- Task requirements: Exactly as written, write out the lines below from the first to the one containing "const yTicks = [0, 50, 100, 150];", inclusive. Pictures do not belong in the copy.

-- Available data start --

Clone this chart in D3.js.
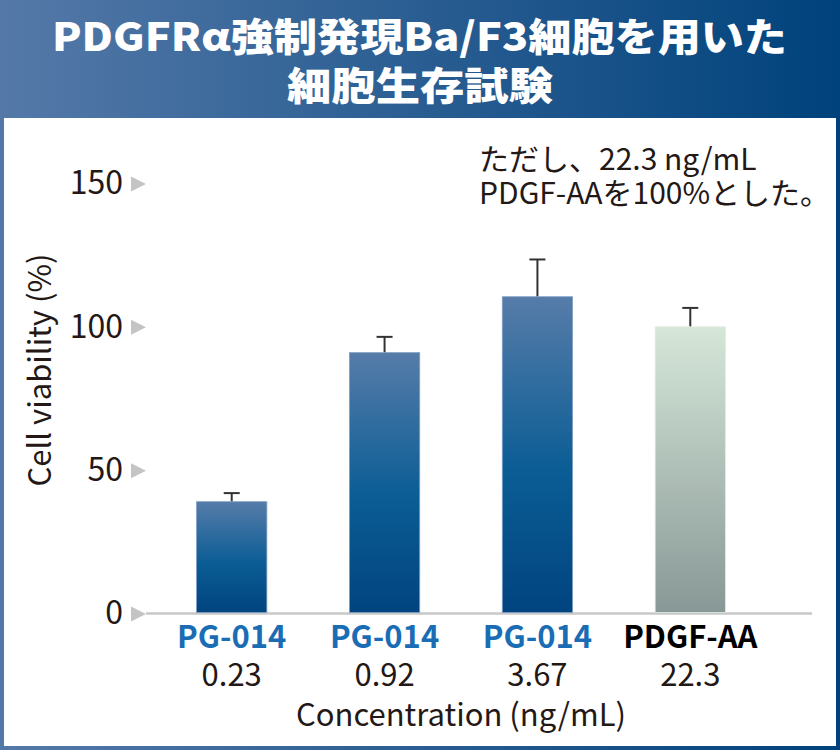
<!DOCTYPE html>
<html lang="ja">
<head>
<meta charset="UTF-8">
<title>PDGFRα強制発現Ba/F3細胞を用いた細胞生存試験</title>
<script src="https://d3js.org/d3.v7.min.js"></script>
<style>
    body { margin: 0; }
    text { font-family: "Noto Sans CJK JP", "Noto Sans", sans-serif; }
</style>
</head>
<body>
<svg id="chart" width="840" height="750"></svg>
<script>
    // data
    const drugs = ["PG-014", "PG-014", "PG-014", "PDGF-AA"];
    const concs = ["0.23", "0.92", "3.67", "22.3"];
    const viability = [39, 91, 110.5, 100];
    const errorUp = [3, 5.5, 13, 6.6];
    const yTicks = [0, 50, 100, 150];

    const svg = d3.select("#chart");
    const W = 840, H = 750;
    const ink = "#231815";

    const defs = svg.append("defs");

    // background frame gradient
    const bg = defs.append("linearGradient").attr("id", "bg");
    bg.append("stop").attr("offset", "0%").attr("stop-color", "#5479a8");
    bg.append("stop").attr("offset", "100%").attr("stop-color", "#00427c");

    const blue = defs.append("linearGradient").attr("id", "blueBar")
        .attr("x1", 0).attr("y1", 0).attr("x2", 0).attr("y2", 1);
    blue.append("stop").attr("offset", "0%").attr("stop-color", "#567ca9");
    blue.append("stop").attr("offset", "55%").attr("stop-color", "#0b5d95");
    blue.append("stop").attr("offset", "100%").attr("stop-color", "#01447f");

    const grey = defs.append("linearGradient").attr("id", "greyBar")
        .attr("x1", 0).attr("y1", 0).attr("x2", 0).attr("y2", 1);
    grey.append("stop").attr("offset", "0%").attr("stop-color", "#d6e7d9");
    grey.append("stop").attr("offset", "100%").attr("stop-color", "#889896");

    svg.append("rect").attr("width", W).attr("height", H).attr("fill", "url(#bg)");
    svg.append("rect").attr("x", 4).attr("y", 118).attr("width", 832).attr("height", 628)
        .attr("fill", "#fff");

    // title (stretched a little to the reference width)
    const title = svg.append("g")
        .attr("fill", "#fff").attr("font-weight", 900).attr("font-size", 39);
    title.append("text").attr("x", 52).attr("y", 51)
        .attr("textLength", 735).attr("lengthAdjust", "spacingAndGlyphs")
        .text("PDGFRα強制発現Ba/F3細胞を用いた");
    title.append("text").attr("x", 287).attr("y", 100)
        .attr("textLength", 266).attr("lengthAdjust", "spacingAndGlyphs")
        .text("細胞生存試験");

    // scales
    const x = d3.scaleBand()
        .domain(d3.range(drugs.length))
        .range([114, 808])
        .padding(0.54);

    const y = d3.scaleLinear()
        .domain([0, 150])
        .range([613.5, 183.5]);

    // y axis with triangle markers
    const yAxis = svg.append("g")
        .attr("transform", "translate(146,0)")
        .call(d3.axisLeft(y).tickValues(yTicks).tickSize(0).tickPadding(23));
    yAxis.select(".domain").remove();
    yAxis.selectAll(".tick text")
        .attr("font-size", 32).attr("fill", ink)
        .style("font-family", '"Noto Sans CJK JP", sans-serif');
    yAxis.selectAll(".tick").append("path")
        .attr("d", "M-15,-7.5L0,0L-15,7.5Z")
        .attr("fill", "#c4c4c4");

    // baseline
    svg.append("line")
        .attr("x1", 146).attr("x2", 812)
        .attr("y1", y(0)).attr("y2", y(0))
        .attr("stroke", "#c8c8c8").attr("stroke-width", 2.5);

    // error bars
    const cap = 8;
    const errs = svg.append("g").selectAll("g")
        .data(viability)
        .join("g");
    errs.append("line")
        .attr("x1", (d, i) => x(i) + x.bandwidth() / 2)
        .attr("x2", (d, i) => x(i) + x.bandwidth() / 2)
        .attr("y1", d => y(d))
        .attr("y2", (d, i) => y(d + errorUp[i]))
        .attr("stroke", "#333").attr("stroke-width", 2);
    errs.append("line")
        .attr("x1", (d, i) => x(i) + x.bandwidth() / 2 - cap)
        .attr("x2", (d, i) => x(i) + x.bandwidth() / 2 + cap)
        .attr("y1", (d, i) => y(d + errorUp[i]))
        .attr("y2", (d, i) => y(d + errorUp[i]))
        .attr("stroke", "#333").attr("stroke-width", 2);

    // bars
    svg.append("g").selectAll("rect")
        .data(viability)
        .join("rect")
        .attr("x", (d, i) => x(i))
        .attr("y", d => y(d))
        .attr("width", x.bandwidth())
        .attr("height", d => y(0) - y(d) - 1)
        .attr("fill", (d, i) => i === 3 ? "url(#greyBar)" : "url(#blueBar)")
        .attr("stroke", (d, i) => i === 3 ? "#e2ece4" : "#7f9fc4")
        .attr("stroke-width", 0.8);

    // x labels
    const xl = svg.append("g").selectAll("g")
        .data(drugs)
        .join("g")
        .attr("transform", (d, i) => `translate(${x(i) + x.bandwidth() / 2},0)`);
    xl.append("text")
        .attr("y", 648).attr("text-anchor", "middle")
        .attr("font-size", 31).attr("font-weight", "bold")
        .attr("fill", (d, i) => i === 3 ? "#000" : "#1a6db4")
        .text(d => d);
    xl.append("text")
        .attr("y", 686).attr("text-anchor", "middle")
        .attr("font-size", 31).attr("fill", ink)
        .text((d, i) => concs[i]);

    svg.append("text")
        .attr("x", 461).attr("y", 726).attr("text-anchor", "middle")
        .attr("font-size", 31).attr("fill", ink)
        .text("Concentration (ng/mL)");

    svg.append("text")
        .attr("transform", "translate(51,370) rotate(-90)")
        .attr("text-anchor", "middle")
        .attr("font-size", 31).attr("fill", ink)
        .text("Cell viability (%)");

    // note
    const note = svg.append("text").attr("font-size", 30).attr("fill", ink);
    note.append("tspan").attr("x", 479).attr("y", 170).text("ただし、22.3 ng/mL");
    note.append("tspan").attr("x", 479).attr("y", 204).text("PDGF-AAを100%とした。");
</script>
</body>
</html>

-- Available data end --

- Correct output:
Clone this chart in D3.js.
<!DOCTYPE html>
<html lang="ja">
<head>
<meta charset="UTF-8">
<title>PDGFRα強制発現Ba/F3細胞を用いた細胞生存試験</title>
<script src="https://d3js.org/d3.v7.min.js"></script>
<style>
    body { margin: 0; }
    text { font-family: "Noto Sans CJK JP", "Noto Sans", sans-serif; }
</style>
</head>
<body>
<svg id="chart" width="840" height="750"></svg>
<script>
    // data
    const drugs = ["PG-014", "PG-014", "PG-014", "PDGF-AA"];
    const concs = ["0.23", "0.92", "3.67", "22.3"];
    const viability = [39, 91, 110.5, 100];
    const errorUp = [3, 5.5, 13, 6.6];
    const yTicks = [0, 50, 100, 150];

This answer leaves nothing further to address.